### GOAL
Pictures stay out of the copy. Please reproduce only the lines between the one holding "Write a LaTeX" and the one holding "(vitdlbl) at (940,1152)", inclusive.

### EXERCISE DATA
--- --- ---
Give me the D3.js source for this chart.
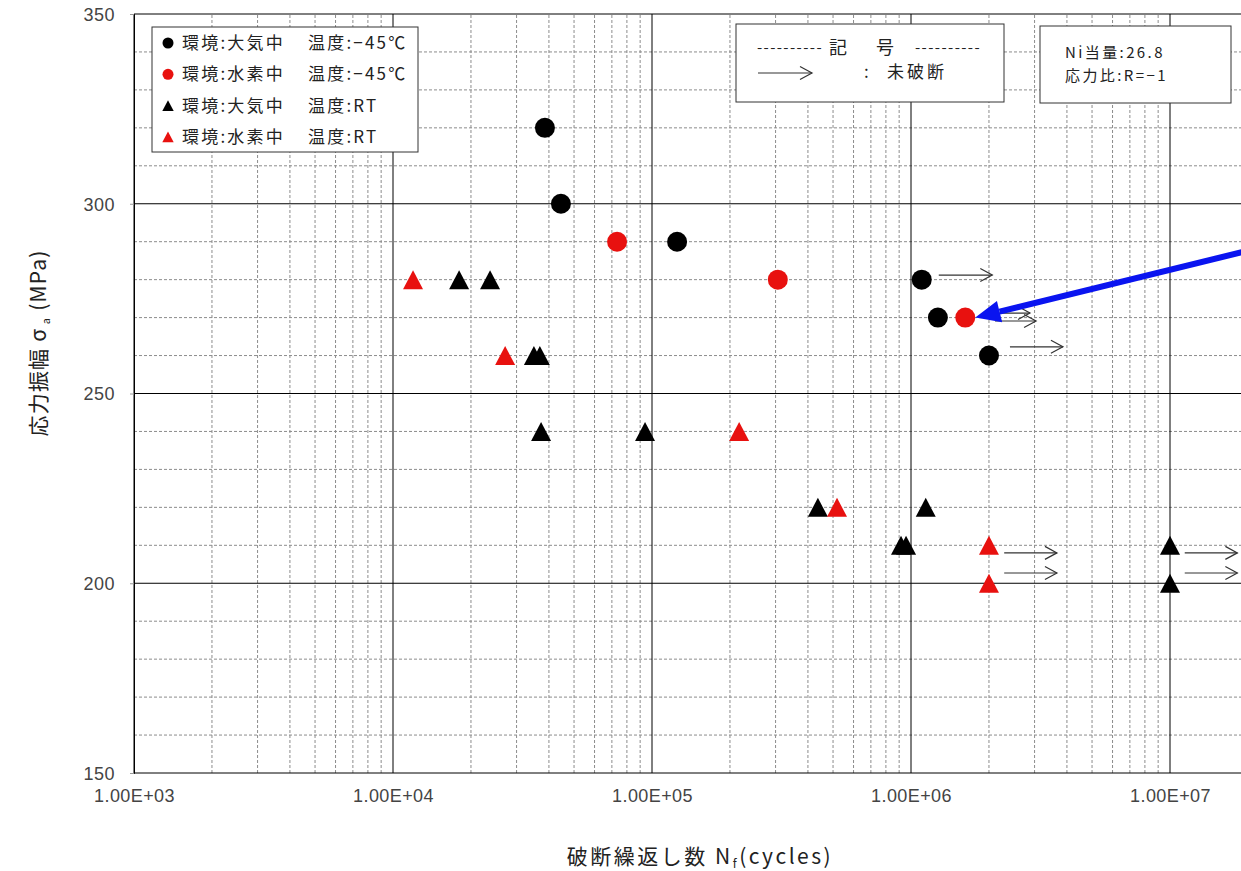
--- --- ---
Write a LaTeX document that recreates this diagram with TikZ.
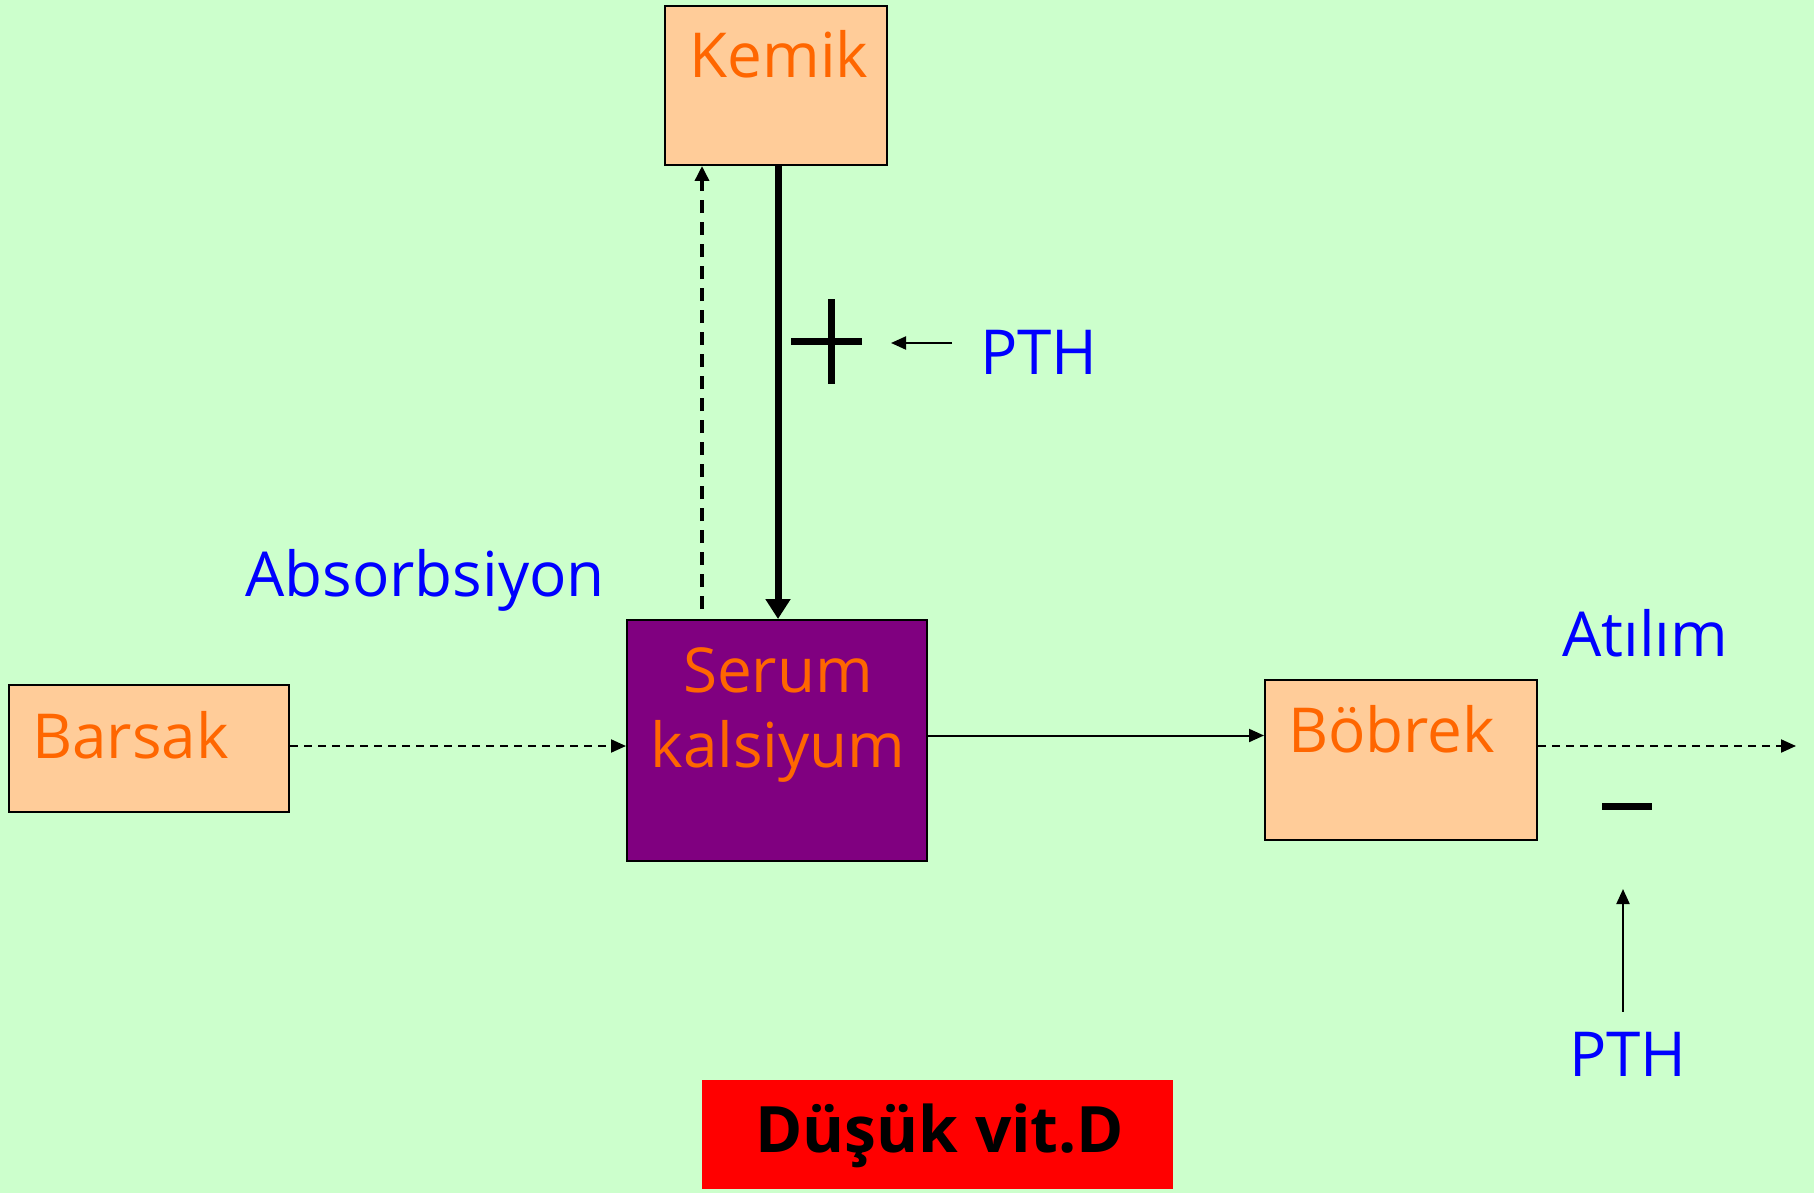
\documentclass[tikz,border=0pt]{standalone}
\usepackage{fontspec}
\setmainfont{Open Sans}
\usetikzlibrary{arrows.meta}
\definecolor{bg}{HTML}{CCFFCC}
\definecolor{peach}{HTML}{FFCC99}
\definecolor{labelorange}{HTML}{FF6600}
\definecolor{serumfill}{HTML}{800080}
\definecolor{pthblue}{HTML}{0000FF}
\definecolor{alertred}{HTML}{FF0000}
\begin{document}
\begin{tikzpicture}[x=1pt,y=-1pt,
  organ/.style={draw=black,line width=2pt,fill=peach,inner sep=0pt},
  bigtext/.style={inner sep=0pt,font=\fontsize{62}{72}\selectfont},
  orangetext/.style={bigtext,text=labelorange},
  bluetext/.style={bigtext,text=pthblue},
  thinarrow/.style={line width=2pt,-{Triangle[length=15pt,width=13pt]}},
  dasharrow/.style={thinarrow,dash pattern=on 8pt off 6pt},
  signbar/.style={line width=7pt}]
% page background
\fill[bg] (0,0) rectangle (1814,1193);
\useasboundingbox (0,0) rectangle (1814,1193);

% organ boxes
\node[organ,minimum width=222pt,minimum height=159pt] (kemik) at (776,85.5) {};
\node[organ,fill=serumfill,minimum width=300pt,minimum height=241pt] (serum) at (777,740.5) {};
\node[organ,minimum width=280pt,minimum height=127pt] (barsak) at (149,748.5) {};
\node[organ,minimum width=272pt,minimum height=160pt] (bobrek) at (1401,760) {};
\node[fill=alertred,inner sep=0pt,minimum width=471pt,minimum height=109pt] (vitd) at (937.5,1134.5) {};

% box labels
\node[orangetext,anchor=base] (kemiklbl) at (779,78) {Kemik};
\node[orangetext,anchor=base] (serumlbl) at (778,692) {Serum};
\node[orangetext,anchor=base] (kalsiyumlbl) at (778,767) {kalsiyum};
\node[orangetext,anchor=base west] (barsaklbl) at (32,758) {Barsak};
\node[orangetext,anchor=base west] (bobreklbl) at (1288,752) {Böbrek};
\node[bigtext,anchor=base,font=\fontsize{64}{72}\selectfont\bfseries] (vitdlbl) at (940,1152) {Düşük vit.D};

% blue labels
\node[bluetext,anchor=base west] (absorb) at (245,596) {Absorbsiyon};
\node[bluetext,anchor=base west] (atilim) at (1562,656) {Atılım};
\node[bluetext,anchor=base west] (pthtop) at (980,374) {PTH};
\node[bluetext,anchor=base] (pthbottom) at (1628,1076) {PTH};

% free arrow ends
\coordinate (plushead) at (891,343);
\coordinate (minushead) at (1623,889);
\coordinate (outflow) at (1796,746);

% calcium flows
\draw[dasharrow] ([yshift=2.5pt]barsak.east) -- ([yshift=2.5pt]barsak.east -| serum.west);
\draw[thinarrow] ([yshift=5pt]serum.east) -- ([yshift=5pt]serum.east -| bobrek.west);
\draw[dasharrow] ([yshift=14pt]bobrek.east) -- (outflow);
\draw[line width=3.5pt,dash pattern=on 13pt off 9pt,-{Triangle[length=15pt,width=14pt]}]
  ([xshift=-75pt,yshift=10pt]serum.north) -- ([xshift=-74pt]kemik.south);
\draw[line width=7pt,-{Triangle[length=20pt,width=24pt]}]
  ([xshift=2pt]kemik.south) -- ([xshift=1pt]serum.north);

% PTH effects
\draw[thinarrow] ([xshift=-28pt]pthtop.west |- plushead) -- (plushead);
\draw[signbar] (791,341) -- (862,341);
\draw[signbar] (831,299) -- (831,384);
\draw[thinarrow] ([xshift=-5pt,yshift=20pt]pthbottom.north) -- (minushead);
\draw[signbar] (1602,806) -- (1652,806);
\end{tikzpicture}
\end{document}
--- --- ---
### COMPLETE RESPONSE
Write a LaTeX document that recreates this diagram with TikZ.
\documentclass[tikz,border=0pt]{standalone}
\usepackage{fontspec}
\setmainfont{Open Sans}
\usetikzlibrary{arrows.meta}
\definecolor{bg}{HTML}{CCFFCC}
\definecolor{peach}{HTML}{FFCC99}
\definecolor{labelorange}{HTML}{FF6600}
\definecolor{serumfill}{HTML}{800080}
\definecolor{pthblue}{HTML}{0000FF}
\definecolor{alertred}{HTML}{FF0000}
\begin{document}
\begin{tikzpicture}[x=1pt,y=-1pt,
  organ/.style={draw=black,line width=2pt,fill=peach,inner sep=0pt},
  bigtext/.style={inner sep=0pt,font=\fontsize{62}{72}\selectfont},
  orangetext/.style={bigtext,text=labelorange},
  bluetext/.style={bigtext,text=pthblue},
  thinarrow/.style={line width=2pt,-{Triangle[length=15pt,width=13pt]}},
  dasharrow/.style={thinarrow,dash pattern=on 8pt off 6pt},
  signbar/.style={line width=7pt}]
% page background
\fill[bg] (0,0) rectangle (1814,1193);
\useasboundingbox (0,0) rectangle (1814,1193);

% organ boxes
\node[organ,minimum width=222pt,minimum height=159pt] (kemik) at (776,85.5) {};
\node[organ,fill=serumfill,minimum width=300pt,minimum height=241pt] (serum) at (777,740.5) {};
\node[organ,minimum width=280pt,minimum height=127pt] (barsak) at (149,748.5) {};
\node[organ,minimum width=272pt,minimum height=160pt] (bobrek) at (1401,760) {};
\node[fill=alertred,inner sep=0pt,minimum width=471pt,minimum height=109pt] (vitd) at (937.5,1134.5) {};

% box labels
\node[orangetext,anchor=base] (kemiklbl) at (779,78) {Kemik};
\node[orangetext,anchor=base] (serumlbl) at (778,692) {Serum};
\node[orangetext,anchor=base] (kalsiyumlbl) at (778,767) {kalsiyum};
\node[orangetext,anchor=base west] (barsaklbl) at (32,758) {Barsak};
\node[orangetext,anchor=base west] (bobreklbl) at (1288,752) {Böbrek};
\node[bigtext,anchor=base,font=\fontsize{64}{72}\selectfont\bfseries] (vitdlbl) at (940,1152) {Düşük vit.D};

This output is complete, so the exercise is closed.